Hochstetter legt nunmehr die erste Monografie zum NSKK vor und zeigt darin, wie wichtig selbst auf den ersten Blick eher nebensächliche Themenfelder für die wissenschaftliche Erforschung des "Dritten Reiches" sind. Die Quellenbasis ist breit und umfasst 52 Archive und fast 100 Periodika, Zeitungen und Zeitschriften. Den Hauptgegenstand der Untersuchung bildet "die Organisationsgeschichte des NSKK und seine Funktion im nationalsozialistischen Herrschaftssystem" (11). Die Autorin fragt danach, inwieweit das NSKK nach dem 30. Januar 1933 sein selbst erklärtes Ziel erreichte, die Führung in allen Bereichen des Kraftfahrtwesens zu übernehmen. Methodisch schließt sie an die Diskussion um das Verhältnis zwischen Nationalsozialismus und Modernisierung an. Sie interessiert, welchen Anteil das NSKK an der Motorisierungspolitik des NS-Staates hatte und inwieweit sich diese auf Richtung, Reichweite und Tempo der Modernisierung im Deutschen Reich auswirkte. Es geht ihr insofern um einen eigenständigen Beitrag zu der umstrittenen Frage, inwiefern die NS-Politik intentional auf einen Wandel im technologischen Sektor abzielte.

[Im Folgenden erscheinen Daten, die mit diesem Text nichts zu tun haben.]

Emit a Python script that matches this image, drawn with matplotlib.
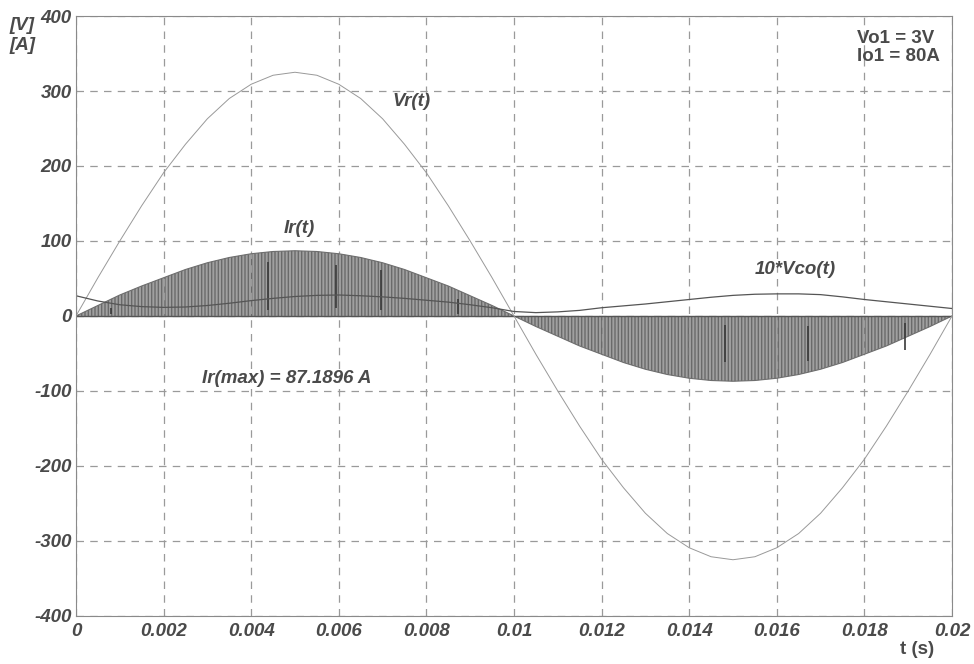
#Import Packages that are needed
import numpy as np
from matplotlib import pyplot as plt

# time samples (s) every 0.5 ms
t = [0.0, 0.0005, 0.001, 0.0015, 0.002, 0.0025, 0.003, 0.0035, 0.004, 0.0045,
     0.005, 0.0055, 0.006, 0.0065, 0.007, 0.0075, 0.008, 0.0085, 0.009, 0.0095,
     0.01, 0.0105, 0.011, 0.0115, 0.012, 0.0125, 0.013, 0.0135, 0.014, 0.0145,
     0.015, 0.0155, 0.016, 0.0165, 0.017, 0.0175, 0.018, 0.0185, 0.019, 0.0195, 0.02]

# Vr(t) [V]
vr = [0, 51, 100, 147, 191, 229, 263, 290, 309, 321,
      325, 321, 309, 290, 263, 229, 191, 147, 100, 51,
      0, -51, -100, -147, -191, -229, -263, -290, -309, -321,
      -325, -321, -309, -290, -263, -229, -191, -147, -100, -51, 0]

# envelope of the switched current Ir(t) [A]
ir = [0, 14, 28, 40, 51, 62, 71, 78, 83, 86,
      87, 86, 83, 78, 71, 62, 51, 40, 27, 14,
      0, -14, -27, -40, -51, -62, -71, -78, -83, -86,
      -87, -86, -83, -78, -71, -62, -51, -40, -27, -14, 0]

# 10*Vco(t) [V]
vco10 = [27, 20, 15, 12.5, 11.5, 12, 14, 17, 20.5, 23.5,
         26, 27.5, 28, 27, 25.5, 23.5, 21, 18.5, 15, 11,
         6, 4.5, 5.5, 7.5, 11, 13.5, 16, 19, 22, 25,
         27.5, 29, 29.5, 29.5, 28.5, 25.5, 22, 19, 16, 13, 10]

# darker spikes inside the current band: time, low, high
spike_t = [0.0008, 0.00438, 0.00594, 0.00696, 0.00872, 0.01482, 0.01671, 0.01893]
spike_lo = [2, 8, 11, 8, 2, -62, -60, -45]
spike_hi = [10, 72, 68, 61, 22, -12, -14, -10]

txt = '#4a4a4a'
plt.rcParams['font.family'] = ['Liberation Sans', 'DejaVu Sans']
plt.rcParams['axes.unicode_minus'] = False

fig = plt.figure(figsize=(9.74, 6.64), dpi=100)
ax = fig.add_axes([0.078, 0.0723, 0.8994, 0.9036])

# current band drawn as dense vertical stripes
ax.fill_between(t, 0, ir, facecolor='#a0a0a0', edgecolor='#6a6a6a',
                hatch='|||||', linewidth=0)
ax.plot(t, ir, color='#6e6e6e', lw=0.8)
ax.axhline(0, color='#555555', lw=1.0)
ax.vlines(spike_t, spike_lo, spike_hi, color='#3a3a3a', lw=1.2)

ax.plot(t, vr, color='#999999', lw=0.7)
ax.plot(t, vco10, color='#555555', lw=0.9)

ax.set_xlim(0, 0.02)
ax.set_ylim(-400, 400)
ax.set_xticks(np.arange(0, 0.0201, 0.002))
ax.set_xticklabels(['0', '0.002', '0.004', '0.006', '0.008', '0.01',
                    '0.012', '0.014', '0.016', '0.018', '0.02'])
ax.set_yticks(np.arange(-400, 401, 100))
ax.grid(True, color='#9a9a9a', linestyle=(0, (6, 5)), lw=0.9)
ax.tick_params(length=0, labelcolor=txt, labelsize=13.5)
ax.tick_params(axis='y', pad=3)
ax.tick_params(axis='x', pad=5)
for lab in ax.get_xticklabels() + ax.get_yticklabels():
    lab.set_fontweight('bold')
    lab.set_fontstyle('italic')
for sp in ax.spines.values():
    sp.set_color('#8a8a8a')

# labels on the chart
fs = dict(color=txt, fontsize=13.5, fontweight='bold', fontstyle='italic')
fig.text(0.010, 0.955, '[V]', **fs)
fig.text(0.010, 0.925, '[A]', **fs)
ax.text(0.00722, 280, 'Vr(t)', **fs)
ax.text(0.00475, 110, 'Ir(t)', **fs)
ax.text(0.0155, 56, '10*Vco(t)', **fs)
ax.text(0.00288, -90, 'Ir(max) = 87.1896 A', **fs)
ax.text(0.01783, 381, 'Vo1 = 3V\nIo1 = 80A', color=txt, fontsize=13.5,
        fontweight='bold', ha='left', va='top', linespacing=1.05)
fig.text(0.924, 0.015, 't (s)', color=txt, fontsize=13.5, fontweight='bold')

fig.savefig('out.png', dpi=100)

Die Autorin nähert sich diesen Fragen in elf Kapiteln. Zuerst handelt sie die Anfänge des NSKK seit 1931 ab, in der diese paramilitärische Organisation noch zur Sturmabteilung (SA) gehörte. Es folgt das mit mehr als 80 Seiten längste Kapitel der vorliegenden Studie über Aufbau, Führerkorps und Mitglieder des NSKK und über dessen Stellung im NS-Staat. Die drei darauf folgenden Kapitel sind dann der "Gleichschaltung" der Automobilclubs, den NSKK-Motorsportschulen und der Funktion des Motorsportes im "Dritten Reich" gewidmet. Drei weitere Kapitel beschäftigen sich mit den Einflussversuchen der NSKK-Führung auf die Automobilindustrie, die Kraftfahrsachverständigen und Fahrlehrer sowie auf die Verkehrssicherheit. In ihren beiden letzten Kapiteln zeichnet die Autorin nach, welche Rolle das NSKK in der "Judenpolitik" des NS-Regimes spielte und auf welche Weise sich die Funktionen dieser Organisation im Zweiten Weltkrieg veränderten. Der Leser erfährt eine Fülle neuer Details, die auch für andere Bereiche der NS-Forschung von Interesse sind. So zeigt Hochstetter, wie intensiv die NSKK-Korpsführung spätestens seit 1935/36 mit dem Reichskriegsministerium und der Heeresführung zusammenarbeitete, um männlichen Jugendlichen die für eine moderne Kriegführung notwendigen motortechnischen Kompetenzen zu vermitteln. Den motorisierten Sonderformationen der Hitler-Jugend, die von Angehörigen des NSKK ausgebildet wurden, kam dabei eine besondere Bedeutung zu, denn sie waren für männliche Jugendliche aufgrund des allgemeinen Interesses an Technik äußerst attraktiv. Außerdem weist die Autorin nach, dass das NSKK die Beseitigung des "jüdischen Einflusses" aus dem Automobilwesen und dem Straßenverkehr forcierte und sich an vorderster Front an der "Reichskristallnacht" vom 7. bis 10. November 1938 beteiligte.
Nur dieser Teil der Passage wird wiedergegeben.